• INPUT DATA:
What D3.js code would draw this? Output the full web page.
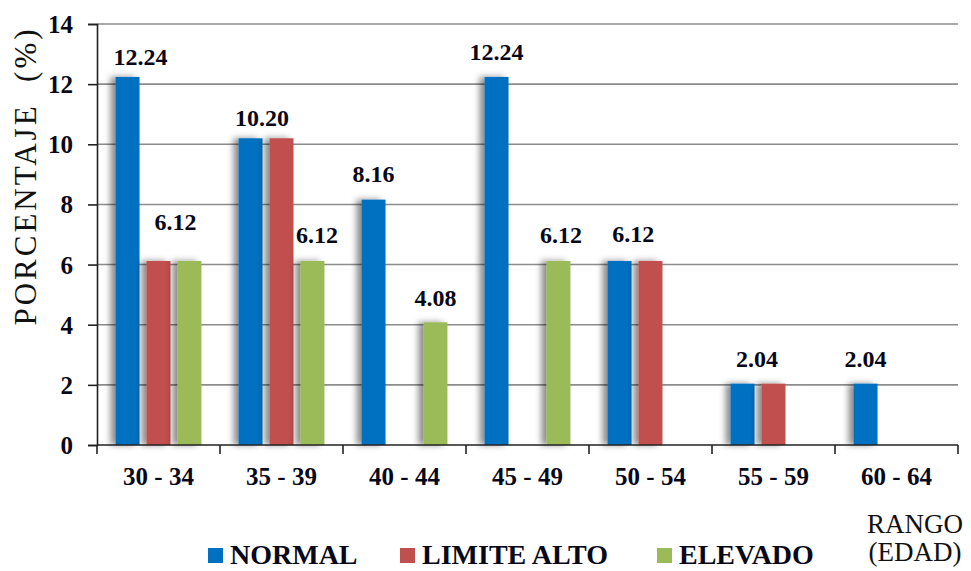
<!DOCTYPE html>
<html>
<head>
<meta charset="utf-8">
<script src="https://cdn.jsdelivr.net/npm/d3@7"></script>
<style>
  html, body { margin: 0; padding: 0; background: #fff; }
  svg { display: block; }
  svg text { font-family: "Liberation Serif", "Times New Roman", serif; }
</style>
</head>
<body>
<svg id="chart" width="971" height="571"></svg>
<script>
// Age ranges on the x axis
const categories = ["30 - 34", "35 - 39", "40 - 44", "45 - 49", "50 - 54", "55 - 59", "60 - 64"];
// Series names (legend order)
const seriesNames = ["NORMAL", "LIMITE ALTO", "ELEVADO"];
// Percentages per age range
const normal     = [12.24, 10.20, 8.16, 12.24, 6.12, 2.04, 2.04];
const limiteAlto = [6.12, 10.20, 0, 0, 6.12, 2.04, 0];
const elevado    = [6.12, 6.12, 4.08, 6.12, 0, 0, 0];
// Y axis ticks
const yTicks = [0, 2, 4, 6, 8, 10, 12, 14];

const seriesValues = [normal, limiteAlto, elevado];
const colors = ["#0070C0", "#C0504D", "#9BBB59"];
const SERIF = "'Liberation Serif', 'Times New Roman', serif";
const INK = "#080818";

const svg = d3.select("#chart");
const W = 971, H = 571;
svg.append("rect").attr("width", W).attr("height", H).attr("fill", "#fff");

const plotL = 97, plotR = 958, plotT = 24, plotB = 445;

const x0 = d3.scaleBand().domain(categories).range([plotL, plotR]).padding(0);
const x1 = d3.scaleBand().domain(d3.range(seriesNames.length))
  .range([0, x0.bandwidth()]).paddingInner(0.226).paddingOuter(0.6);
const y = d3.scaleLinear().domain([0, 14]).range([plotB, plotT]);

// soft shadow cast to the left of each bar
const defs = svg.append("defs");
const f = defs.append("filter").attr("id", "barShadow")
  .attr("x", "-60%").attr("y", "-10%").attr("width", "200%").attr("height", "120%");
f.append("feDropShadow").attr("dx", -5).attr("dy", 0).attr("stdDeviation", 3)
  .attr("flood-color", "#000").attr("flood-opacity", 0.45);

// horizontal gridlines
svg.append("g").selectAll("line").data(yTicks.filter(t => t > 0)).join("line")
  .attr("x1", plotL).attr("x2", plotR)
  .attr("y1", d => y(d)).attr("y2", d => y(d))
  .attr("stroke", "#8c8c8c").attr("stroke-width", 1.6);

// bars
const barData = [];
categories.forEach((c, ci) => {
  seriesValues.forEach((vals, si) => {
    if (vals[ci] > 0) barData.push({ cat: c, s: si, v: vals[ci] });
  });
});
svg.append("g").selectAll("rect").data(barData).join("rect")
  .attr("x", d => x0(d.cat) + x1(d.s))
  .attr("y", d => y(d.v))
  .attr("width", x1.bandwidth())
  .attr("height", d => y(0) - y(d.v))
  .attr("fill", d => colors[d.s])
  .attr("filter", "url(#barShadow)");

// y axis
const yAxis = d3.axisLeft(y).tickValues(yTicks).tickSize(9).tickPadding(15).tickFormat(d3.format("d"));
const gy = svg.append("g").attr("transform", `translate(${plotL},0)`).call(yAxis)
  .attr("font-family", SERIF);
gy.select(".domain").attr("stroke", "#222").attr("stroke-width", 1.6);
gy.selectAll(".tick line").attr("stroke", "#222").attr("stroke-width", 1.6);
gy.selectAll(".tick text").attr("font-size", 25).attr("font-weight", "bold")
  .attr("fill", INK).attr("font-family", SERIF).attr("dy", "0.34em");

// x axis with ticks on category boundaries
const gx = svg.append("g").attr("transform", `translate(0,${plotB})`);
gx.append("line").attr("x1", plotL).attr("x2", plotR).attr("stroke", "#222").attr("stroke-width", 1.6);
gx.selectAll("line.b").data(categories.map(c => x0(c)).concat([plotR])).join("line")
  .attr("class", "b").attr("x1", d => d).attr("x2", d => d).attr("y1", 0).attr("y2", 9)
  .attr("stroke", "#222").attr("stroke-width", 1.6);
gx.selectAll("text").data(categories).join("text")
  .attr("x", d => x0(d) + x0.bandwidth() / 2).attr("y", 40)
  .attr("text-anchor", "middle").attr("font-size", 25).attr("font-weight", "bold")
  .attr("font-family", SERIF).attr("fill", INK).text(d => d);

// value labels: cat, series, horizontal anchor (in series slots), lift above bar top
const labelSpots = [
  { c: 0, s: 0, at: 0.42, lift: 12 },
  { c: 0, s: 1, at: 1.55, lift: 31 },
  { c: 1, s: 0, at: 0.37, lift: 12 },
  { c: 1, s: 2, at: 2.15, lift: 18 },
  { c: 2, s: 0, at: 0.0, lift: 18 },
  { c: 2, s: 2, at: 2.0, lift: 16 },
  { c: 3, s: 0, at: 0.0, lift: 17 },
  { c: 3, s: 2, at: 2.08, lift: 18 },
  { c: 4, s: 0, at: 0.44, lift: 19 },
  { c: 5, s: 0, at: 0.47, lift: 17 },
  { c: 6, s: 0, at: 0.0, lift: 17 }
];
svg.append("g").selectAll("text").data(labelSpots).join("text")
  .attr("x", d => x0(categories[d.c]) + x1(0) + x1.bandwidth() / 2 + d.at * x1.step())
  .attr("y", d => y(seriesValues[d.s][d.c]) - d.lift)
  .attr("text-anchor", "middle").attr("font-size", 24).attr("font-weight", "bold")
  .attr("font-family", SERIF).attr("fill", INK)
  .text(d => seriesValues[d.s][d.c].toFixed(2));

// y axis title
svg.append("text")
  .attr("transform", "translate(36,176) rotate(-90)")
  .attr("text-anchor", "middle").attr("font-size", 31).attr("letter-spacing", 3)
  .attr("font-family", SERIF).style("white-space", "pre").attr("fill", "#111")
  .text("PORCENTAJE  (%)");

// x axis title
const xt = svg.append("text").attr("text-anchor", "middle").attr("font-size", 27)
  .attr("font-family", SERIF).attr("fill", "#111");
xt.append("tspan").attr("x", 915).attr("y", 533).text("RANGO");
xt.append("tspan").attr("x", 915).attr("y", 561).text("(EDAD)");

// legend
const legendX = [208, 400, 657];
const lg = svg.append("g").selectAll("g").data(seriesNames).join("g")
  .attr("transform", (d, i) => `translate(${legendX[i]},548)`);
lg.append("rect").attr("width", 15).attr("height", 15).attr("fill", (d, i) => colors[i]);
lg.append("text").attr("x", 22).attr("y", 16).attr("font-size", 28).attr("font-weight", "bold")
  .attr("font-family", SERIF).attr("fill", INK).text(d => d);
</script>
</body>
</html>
* * *
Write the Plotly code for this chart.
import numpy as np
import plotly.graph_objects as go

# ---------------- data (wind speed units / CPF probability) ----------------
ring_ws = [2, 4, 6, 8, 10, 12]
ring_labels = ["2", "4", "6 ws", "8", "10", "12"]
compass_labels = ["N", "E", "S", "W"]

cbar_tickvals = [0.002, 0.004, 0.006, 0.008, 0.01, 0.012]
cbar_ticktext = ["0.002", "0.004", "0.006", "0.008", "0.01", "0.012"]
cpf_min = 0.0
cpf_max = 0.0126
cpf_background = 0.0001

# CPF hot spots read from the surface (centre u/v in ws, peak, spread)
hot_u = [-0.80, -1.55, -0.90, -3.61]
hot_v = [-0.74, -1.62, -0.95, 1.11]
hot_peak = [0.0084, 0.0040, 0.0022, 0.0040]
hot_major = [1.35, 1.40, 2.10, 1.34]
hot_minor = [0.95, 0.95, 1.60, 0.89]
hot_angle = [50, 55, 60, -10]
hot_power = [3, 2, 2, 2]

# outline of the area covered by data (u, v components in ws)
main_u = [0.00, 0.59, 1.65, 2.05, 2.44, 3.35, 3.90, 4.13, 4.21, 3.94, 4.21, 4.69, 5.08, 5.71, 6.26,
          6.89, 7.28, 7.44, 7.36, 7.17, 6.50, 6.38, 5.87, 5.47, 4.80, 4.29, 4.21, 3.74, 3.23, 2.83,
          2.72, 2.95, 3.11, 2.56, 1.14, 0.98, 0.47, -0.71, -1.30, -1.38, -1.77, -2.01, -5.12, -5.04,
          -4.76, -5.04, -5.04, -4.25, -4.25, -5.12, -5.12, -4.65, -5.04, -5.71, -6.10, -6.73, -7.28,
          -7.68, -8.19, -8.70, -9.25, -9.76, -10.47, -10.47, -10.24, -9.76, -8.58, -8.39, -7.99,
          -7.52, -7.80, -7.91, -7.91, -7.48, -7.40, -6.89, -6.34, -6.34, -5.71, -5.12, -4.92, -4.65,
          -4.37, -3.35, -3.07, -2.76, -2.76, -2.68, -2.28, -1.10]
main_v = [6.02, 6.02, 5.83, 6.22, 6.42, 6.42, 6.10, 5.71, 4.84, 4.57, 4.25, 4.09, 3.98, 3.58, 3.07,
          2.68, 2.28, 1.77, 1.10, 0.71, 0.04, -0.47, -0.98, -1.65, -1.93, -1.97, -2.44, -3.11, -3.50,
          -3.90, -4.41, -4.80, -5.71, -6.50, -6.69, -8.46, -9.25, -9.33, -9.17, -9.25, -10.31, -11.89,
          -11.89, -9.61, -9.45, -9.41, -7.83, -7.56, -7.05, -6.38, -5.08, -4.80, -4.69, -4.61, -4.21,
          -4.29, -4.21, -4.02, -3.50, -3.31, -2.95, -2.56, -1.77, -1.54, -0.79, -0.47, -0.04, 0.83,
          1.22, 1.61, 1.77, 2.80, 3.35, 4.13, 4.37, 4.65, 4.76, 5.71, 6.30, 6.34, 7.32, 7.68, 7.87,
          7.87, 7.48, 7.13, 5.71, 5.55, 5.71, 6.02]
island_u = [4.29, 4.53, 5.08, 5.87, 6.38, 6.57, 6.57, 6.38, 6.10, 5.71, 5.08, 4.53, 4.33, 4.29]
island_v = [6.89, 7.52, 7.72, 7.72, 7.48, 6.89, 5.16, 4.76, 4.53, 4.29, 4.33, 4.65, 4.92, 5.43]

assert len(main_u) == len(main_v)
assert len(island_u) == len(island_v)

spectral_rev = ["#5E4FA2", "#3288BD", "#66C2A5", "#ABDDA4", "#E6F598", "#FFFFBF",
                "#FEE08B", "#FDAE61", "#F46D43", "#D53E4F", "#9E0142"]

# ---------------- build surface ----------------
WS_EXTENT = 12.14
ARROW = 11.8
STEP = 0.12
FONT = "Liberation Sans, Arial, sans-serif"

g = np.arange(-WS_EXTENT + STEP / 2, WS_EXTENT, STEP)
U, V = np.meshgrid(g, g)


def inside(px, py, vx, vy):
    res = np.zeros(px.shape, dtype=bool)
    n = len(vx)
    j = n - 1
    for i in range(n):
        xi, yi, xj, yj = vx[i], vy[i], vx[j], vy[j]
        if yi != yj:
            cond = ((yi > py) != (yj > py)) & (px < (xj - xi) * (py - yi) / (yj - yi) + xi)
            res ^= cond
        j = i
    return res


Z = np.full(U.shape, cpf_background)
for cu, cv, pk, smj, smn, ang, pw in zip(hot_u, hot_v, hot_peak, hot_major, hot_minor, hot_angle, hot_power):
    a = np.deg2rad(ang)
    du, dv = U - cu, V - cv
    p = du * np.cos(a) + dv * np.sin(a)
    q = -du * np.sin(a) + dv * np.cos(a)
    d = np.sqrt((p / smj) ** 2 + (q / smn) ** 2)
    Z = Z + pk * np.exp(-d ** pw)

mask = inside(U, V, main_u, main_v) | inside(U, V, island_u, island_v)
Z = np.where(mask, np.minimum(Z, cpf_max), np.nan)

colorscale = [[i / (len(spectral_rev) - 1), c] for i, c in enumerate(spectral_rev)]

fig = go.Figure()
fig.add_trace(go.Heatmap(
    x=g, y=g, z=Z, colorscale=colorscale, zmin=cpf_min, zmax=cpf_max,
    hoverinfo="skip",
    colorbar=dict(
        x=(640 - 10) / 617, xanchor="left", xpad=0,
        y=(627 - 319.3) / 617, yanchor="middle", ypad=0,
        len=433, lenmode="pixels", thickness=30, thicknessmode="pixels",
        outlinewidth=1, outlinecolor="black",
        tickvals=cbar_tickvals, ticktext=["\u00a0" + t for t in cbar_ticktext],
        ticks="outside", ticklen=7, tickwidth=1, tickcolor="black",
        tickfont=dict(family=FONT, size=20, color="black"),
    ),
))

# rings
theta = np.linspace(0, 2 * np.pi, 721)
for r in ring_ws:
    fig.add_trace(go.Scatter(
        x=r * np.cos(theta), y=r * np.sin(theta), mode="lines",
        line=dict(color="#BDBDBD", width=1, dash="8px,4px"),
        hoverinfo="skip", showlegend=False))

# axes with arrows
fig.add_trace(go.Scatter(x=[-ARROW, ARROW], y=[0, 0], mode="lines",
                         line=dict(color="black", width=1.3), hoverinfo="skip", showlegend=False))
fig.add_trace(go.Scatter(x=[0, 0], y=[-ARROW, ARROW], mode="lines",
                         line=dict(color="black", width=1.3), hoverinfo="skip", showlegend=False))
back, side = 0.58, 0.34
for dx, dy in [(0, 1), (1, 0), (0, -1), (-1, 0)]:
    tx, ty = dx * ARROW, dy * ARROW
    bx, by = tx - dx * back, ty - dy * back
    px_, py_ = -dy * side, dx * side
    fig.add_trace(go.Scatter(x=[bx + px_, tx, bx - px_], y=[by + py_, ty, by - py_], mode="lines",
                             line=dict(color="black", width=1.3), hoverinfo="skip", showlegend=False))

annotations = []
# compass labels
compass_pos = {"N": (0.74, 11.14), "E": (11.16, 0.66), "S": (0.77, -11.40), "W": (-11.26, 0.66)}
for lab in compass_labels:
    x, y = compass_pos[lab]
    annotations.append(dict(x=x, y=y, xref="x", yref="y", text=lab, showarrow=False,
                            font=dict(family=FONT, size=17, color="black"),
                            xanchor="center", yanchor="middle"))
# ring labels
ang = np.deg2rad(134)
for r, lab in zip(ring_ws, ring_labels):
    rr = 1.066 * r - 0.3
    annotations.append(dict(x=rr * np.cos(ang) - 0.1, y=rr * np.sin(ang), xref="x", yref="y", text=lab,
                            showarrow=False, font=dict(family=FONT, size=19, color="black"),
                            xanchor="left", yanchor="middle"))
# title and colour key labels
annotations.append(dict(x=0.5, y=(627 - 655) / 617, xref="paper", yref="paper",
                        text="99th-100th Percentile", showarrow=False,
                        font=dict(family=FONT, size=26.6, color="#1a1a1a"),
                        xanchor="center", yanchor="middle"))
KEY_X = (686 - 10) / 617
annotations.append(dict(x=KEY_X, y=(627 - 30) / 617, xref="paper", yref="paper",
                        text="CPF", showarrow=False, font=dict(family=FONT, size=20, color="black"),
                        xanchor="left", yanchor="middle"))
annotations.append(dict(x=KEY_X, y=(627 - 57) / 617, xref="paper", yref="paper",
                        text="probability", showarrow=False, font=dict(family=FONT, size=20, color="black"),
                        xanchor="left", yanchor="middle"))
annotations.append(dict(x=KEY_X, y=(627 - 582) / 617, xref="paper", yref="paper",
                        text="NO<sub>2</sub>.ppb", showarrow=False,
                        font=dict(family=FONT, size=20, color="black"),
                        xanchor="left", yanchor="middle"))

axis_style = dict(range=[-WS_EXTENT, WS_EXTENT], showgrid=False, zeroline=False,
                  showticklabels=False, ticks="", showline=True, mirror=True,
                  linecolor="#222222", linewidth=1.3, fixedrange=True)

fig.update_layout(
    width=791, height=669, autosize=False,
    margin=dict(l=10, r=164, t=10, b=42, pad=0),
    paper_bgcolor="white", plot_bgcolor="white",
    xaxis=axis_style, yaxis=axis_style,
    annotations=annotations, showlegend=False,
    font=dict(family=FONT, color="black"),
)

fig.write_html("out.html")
==
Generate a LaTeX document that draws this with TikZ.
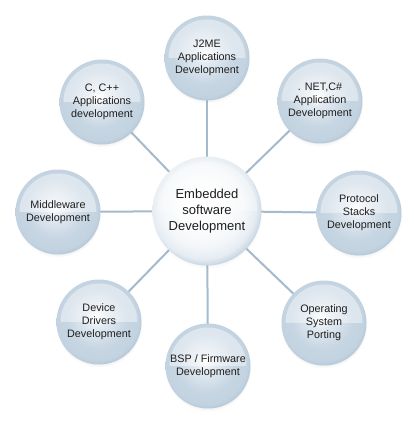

• WRITTEN INSTRUCTION: Report how many lines of the data contain the word "with", using the number alone.

• ANSWER TO THE PROBLEM: 3